On January 15, 1890, Deodoro da Fonseca was acclaimed by some troops and supporters as "Generalíssimo Comandante das Forças de Terra e Mar". However, there is no known official decree, law, or military act issued by the Brazilian federal government or the Ministry of War (currently the Ministry of Defense) that formally granted Fonseca a military rank higher than Marshal or Admiral, which remain the highest military rank in Brazil. The Brazilian Armed Forces do not recognize a six-star general rank in any of their branches.

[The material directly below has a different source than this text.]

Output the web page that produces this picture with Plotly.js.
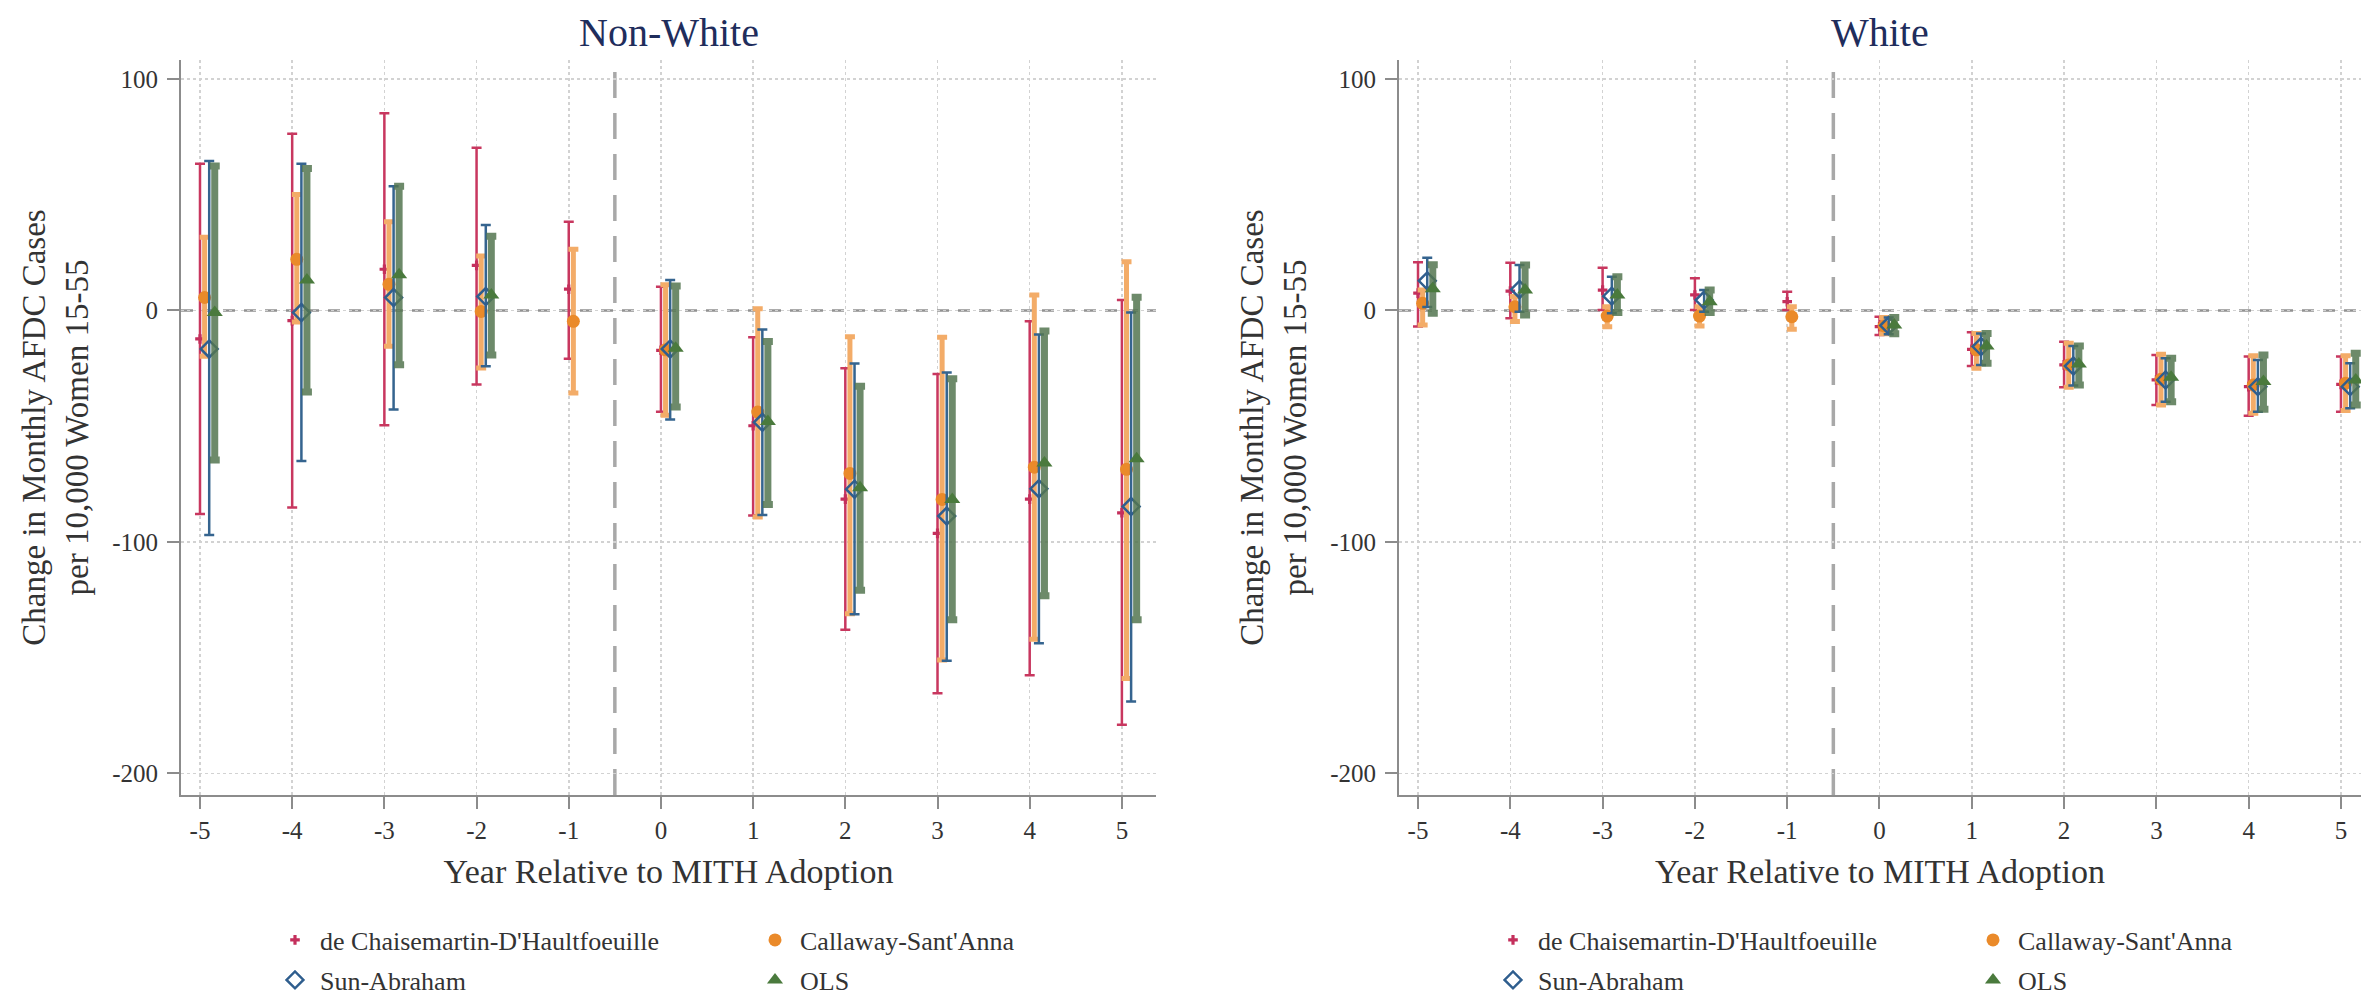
<!DOCTYPE html>
<html>
<head>
<meta charset="utf-8">
<script src="https://cdn.plot.ly/plotly-3.0.1.min.js"></script>
<style>
html,body{margin:0;padding:0;background:#ffffff;overflow:hidden;}
#chart{width:2361px;height:1002px;}
</style>
</head>
<body>
<div id="chart"></div>
<script>
// ---------------- DATA ----------------
const years = [-5, -4, -3, -2, -1, 0, 1, 2, 3, 4, 5];
const xTickLabels = ['-5', '-4', '-3', '-2', '-1', '0', '1', '2', '3', '4', '5'];
const yTickValues = [-200, -100, 0, 100];
const yTickLabels = ['-200', '-100', '0', '100'];
const seriesNames = ['de Chaisemartin-D\'Haultfoeuille', 'Callaway-Sant\'Anna', 'Sun-Abraham', 'OLS'];
const panelTitles = ['Non-White', 'White'];
const xTitleText = 'Year Relative to MITH Adoption';
const yTitleText = 'Change in Monthly AFDC Cases<br>per 10,000 Women 15-55';

// Non-White panel
const nwDcdhPoint = [-12.3, -4.4, 17.8, 19.5, 9.2, -17.2, -49.8, -81.5, -96.3, -81.5, -87.4];
const nwDcdhLow   = [-87.9, -85.1, -49.6, -32.0, -20.8, -43.8, -88.6, -137.9, -165.3, -157.6, -179.0];
const nwDcdhHigh  = [63.4, 76.3, 85.2, 70.3, 38.3, 10.2, -11.6, -25.0, -27.4, -4.6, 4.5];

const nwCsPoint = [5.6, 22.1, 11.3, -0.4, -4.7, -17.0, -43.9, -70.4, -81.6, -67.7, -68.6];
const nwCsLow   = [-19.8, -5.0, -15.5, -24.8, -35.6, -45.3, -89.2, -131.0, -151.0, -142.0, -159.0];
const nwCsHigh  = [31.6, 50.1, 38.3, 23.5, 26.4, 11.1, 0.7, -11.3, -11.6, 6.7, 21.0];

const nwSaPoint = [-16.6, -0.9, 5.6, 6.0, null, -16.6, -48.3, -77.2, -88.8, -77.0, -84.7];
const nwSaLow   = [-97.0, -65.0, -42.8, -24.1, null, -47.1, -88.3, -131.2, -151.3, -143.8, -168.9];
const nwSaHigh  = [64.6, 63.4, 53.7, 36.9, null, 13.2, -8.2, -22.9, -26.8, -10.4, -0.9];

const nwOlsPoint = [-0.9, 13.2, 15.4, 6.7, null, -16.3, -48.0, -76.6, -81.6, -65.9, -64.1];
const nwOlsLow   = [-64.6, -35.2, -23.4, -19.2, null, -41.7, -83.8, -120.9, -133.6, -123.2, -133.6];
const nwOlsHigh  = [62.4, 61.3, 53.7, 32.1, null, 10.6, -13.4, -32.7, -29.5, -8.9, 5.7];

// White panel
const wDcdhPoint = [7.5, 8.4, 8.8, 6.7, 3.8, -7.0, -16.8, -23.5, -30.0, -32.9, -31.9];
const wDcdhLow   = [-6.9, -3.4, 0.2, 0.2, 0.2, -10.6, -24.0, -33.2, -40.8, -45.5, -43.7];
const wDcdhHigh  = [20.8, 20.6, 18.5, 13.9, 8.1, -2.7, -9.4, -13.5, -19.2, -19.9, -19.9];

const wCsPoint = [3.1, 1.6, -2.4, -2.4, -2.7, -6.7, -17.0, -23.5, -29.7, -32.2, -31.4];
const wCsLow   = [-6.3, -4.8, -7.0, -6.7, -8.1, -10.1, -25.0, -33.2, -40.8, -44.4, -43.2];
const wCsHigh  = [8.8, 6.0, 1.6, 1.6, 1.6, -3.0, -9.9, -14.2, -18.9, -19.6, -19.6];

const wSaPoint = [12.8, 9.1, 6.2, 4.5, null, -6.5, -15.6, -24.0, -30.0, -32.9, -32.9];
const wSaLow   = [1.5, -0.5, -1.2, -0.5, null, -10.3, -23.5, -32.4, -39.4, -43.7, -42.2];
const wSaHigh  = [22.8, 19.6, 14.6, 8.8, null, -3.0, -9.9, -15.3, -20.6, -21.4, -22.8];

const wOlsPoint = [9.4, 8.8, 6.7, 3.8, null, -6.3, -15.3, -23.1, -28.8, -30.7, -30.0];
const wOlsLow   = [-1.2, -2.0, -0.9, -0.9, null, -10.1, -22.8, -32.2, -39.4, -42.7, -40.8];
const wOlsHigh  = [19.8, 19.6, 14.6, 8.8, null, -3.0, -9.9, -15.3, -20.6, -19.2, -18.5];

const eventLine = -0.5;

// ---------------- STYLE ----------------
const FONT = 'Liberation Serif, Times New Roman, serif';
const TEXT = '#333333';
const AXIS = '#8c8c8c';
const seriesOffset = [0, 0.05, 0.1, 0.16];
const seriesStyle = [
  {marker: '#c42f5c', bar: '#c8375f', thick: 2.5, cap: 5, symbol: 'cross', size: 8, lw: 0},
  {marker: '#ea8a2a', bar: '#f3ac68', thick: 5, cap: 5, symbol: 'circle', size: 13, lw: 0},
  {marker: '#2f5e8e', bar: '#35648f', thick: 2.5, cap: 5, symbol: 'diamond-open', size: 13, lw: 2.5},
  {marker: '#4a7a3d', bar: 'rgba(84,118,80,0.85)', thick: 7, cap: 5, symbol: 'triangle-up', size: 14, lw: 0}
];

const panels = [
  {xa: 'x', ya: 'y', legends: ['legend', 'legend2'],
   series: [[nwDcdhPoint, nwDcdhLow, nwDcdhHigh], [nwCsPoint, nwCsLow, nwCsHigh],
            [nwSaPoint, nwSaLow, nwSaHigh], [nwOlsPoint, nwOlsLow, nwOlsHigh]]},
  {xa: 'x2', ya: 'y2', legends: ['legend3', 'legend4'],
   series: [[wDcdhPoint, wDcdhLow, wDcdhHigh], [wCsPoint, wCsLow, wCsHigh],
            [wSaPoint, wSaLow, wSaHigh], [wOlsPoint, wOlsLow, wOlsHigh]]}
];
const legendRowOf = [0, 0, 1, 1];

const traces = [];
panels.forEach(function (p) {
  p.series.forEach(function (s, k) {
    const pt = s[0], lo = s[1], hi = s[2];
    const st = seriesStyle[k];
    traces.push({
      type: 'scatter', mode: 'markers',
      name: seriesNames[k],
      legend: p.legends[legendRowOf[k]],
      xaxis: p.xa, yaxis: p.ya,
      x: years.map(function (v) { return v + seriesOffset[k]; }),
      y: pt,
      error_y: {
        type: 'data', symmetric: false,
        array: pt.map(function (v, i) { return v === null ? null : hi[i] - v; }),
        arrayminus: pt.map(function (v, i) { return v === null ? null : v - lo[i]; }),
        color: st.bar, thickness: st.thick, width: st.cap
      },
      marker: {symbol: st.symbol, size: st.size, color: st.marker,
               line: {width: st.lw, color: st.marker}},
      hoverinfo: 'skip'
    });
  });
});

const W = 2361, H = 1002;
function xAxis(domain, range, anchor) {
  return {
    domain: domain, range: range, anchor: anchor, automargin: false, fixedrange: true,
    tickmode: 'array', tickvals: years, ticktext: xTickLabels,
    showline: true, linecolor: AXIS, linewidth: 2,
    ticks: 'outside', ticklen: 12, tickwidth: 2, tickcolor: AXIS,
    showgrid: true, gridcolor: '#d2d2d2', griddash: 'dot', gridwidth: 1.5,
    zeroline: false,
    tickfont: {family: FONT, size: 25, color: TEXT},
    title: {text: xTitleText, font: {family: FONT, size: 34, color: TEXT}, standoff: 16}
  };
}
function yAxis(domain, anchor) {
  return {
    domain: domain, range: [-209.3, 108.2], anchor: anchor, automargin: false, fixedrange: true,
    tickmode: 'array', tickvals: yTickValues, ticktext: yTickLabels,
    showline: true, linecolor: AXIS, linewidth: 2,
    ticks: 'outside', ticklen: 12, tickwidth: 2, tickcolor: AXIS,
    ticklabelstandoff: 4,
    showgrid: true, gridcolor: '#d2d2d2', griddash: 'dot', gridwidth: 1.5,
    zeroline: false,
    tickfont: {family: FONT, size: 25, color: TEXT},
    title: {text: yTitleText, font: {family: FONT, size: 33, color: TEXT}, standoff: 14}
  };
}
const yDom = [1 - 795 / H, 1 - 60 / H];

function legendAt(xpx, ypx) {
  return {
    orientation: 'h', x: xpx / W, y: 1 - ypx / H, xanchor: 'left', yanchor: 'middle',
    entrywidth: 425, entrywidthmode: 'pixels', itemwidth: 40, bgcolor: 'rgba(0,0,0,0)',
    font: {family: FONT, size: 26, color: TEXT}, traceorder: 'normal'
  };
}

const shapes = [];
[['x', 'y'], ['x2', 'y2']].forEach(function (ax) {
  shapes.push({type: 'line', layer: 'below', xref: ax[0] + ' domain', yref: ax[1],
    x0: 0, x1: 1, y0: 0, y1: 0, line: {color: '#919191', width: 2.5, dash: '12px,9px'}});
  shapes.push({type: 'line', layer: 'below', xref: ax[0], yref: ax[1] + ' domain',
    x0: eventLine, x1: eventLine, y0: 0, y1: 1, line: {color: '#a8a8a8', width: 3.5, dash: '26px,15px'}});
});

const annotations = panelTitles.map(function (t, i) {
  return {text: t, xref: (i === 0 ? 'x' : 'x2') + ' domain', yref: 'paper',
    x: 0.5, y: 1 - 33 / H, xanchor: 'center', yanchor: 'middle', showarrow: false,
    font: {family: FONT, size: 40, color: '#1f2d5c'}};
});

const layout = {
  width: W, height: H,
  margin: {l: 0, r: 0, t: 0, b: 0, autoexpand: false},
  paper_bgcolor: '#ffffff', plot_bgcolor: '#ffffff',
  font: {family: FONT, color: TEXT},
  xaxis: xAxis([181 / W, 1156 / W], [-5.206, 5.37], 'y'),
  yaxis: yAxis(yDom, 'x'),
  xaxis2: xAxis([1399 / W, 1], [-5.206, 5.217], 'y2'),
  yaxis2: yAxis(yDom, 'x2'),
  legend: legendAt(270, 940),
  legend2: legendAt(270, 980),
  legend3: legendAt(1488, 940),
  legend4: legendAt(1488, 980),
  shapes: shapes,
  annotations: annotations,
  showlegend: true
};

Plotly.newPlot('chart', traces, layout, {displayModeBar: false, staticPlot: true});
</script>
</body>
</html>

Although the term "Generalíssimo" has occasionally appeared in cultural or civic commemorations, such uses are symbolic or honorific. The rank does not appear in official legislation that defines the structure and hierarchy of the Armed Forces of Brazil.

=== Generalíssima ===
A symbolic military title of "Generalíssima" (female form of Generalissimo) has also been officially given to Our Lady of the Conception Aparecida, the Patroness of Brazil. In 1967, during the 250th anniversary of the appearance of her image, president Artur da Costa e Silva formally conferred upon her the title "Generalíssima do Exército Brasileiro" in a civil-military ceremony held at Aparecida. The event featured participation by the Brazilian Army, the Ministry of Defense, and was marked by the presentation of the Pontifical Golden Rose by Cardinal Amleto Cicognani, on behalf of Pope Paul VI.

Official reports from the Military Ordinariate of Brazil and the Chamber of Deputies describe a Request for Solemn Session No. 2479/2023 as an act of renewing the title of "Generalíssima do Exército Brasileiro".